Denver radio talk show co-host Chuck Bonniwell is out of a job.

 

That’s because yesterday, on KNUS, Bonniwell and his co-host and wife, Julia Hagen, were talking about the never-ending media coverage of the impeachment process against the least-qualified man ever to sit in the Oval Office.

 

Bonniwell was complaining about the “monotony” of the impeachment hearings, so he said that to break up the monotony, “You know, you wish for a nice school shooting to interrupt the (monotony).”

 

The Chuck and Julie show was immediately cancelled (https://www.cnn.com/2019/12/19/us/denver-radio-school-shooting-impeachment-trnd/index.html).

 

So our chief investigative reporter, associate solitary reporter Susanna Sherman, went to see the NRA’s top gun, Wayne LaPierre.

 

“It’s an outrage, Susanna!
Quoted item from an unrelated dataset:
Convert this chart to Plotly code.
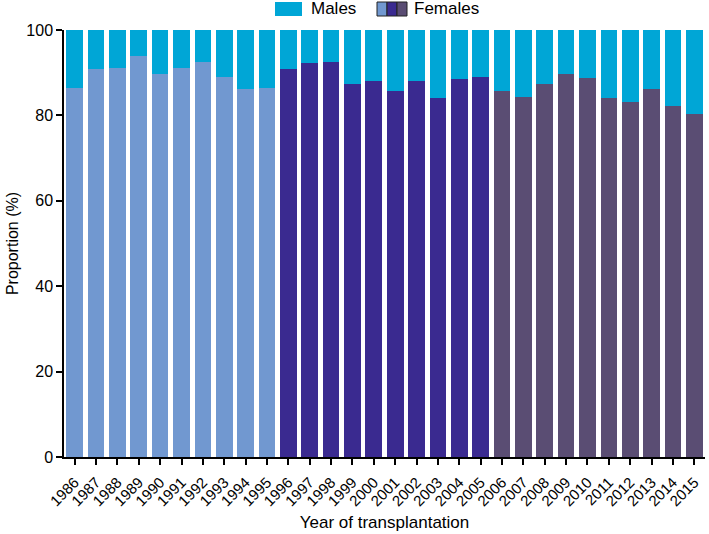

All the guy was doing was trying to make a joke.”

 

“But Wayne, Colorado had Columbine, and it had the Aurora Movie Theatre massacre, and it had the STEM school shooting!”

 

“Don’t make no difference, Susanna. Everybody in the land of the free and the home of the brave needs an assaault rife. That I know, ‘cause the wonderful men who make assault weapons pay my salary.”

 

LaPierre told Sherman that he’ll announce tomorrow that Bonniwell will join the NRA as its Chief Communicator.

 

Elsewhere, in the December 7 issue of Colorado Politics, Rachael Wright’s column, “A Look Back,” tells us that 55 years ago, State Senator-elect Vincent Massari, a Democrat, told The Colorado Democrat that he was in possession of letters that proved that Barry Goldwater’s presidential campaign had received direct aid from Italy.

 

“Just a few days before the [1964] election, I received two letters from Italy,” Massari said.

 

Massari said that the letters were written in Italian and English and encouraged Italian Americans to support Goldwater. They were addresed to the Columbian Federation of Italian-American Societies, of which Massari was president. There was no reutrn address on the envelope.

 

But Goldwater lost the election to LBJ, as he should have, because he was a Republican.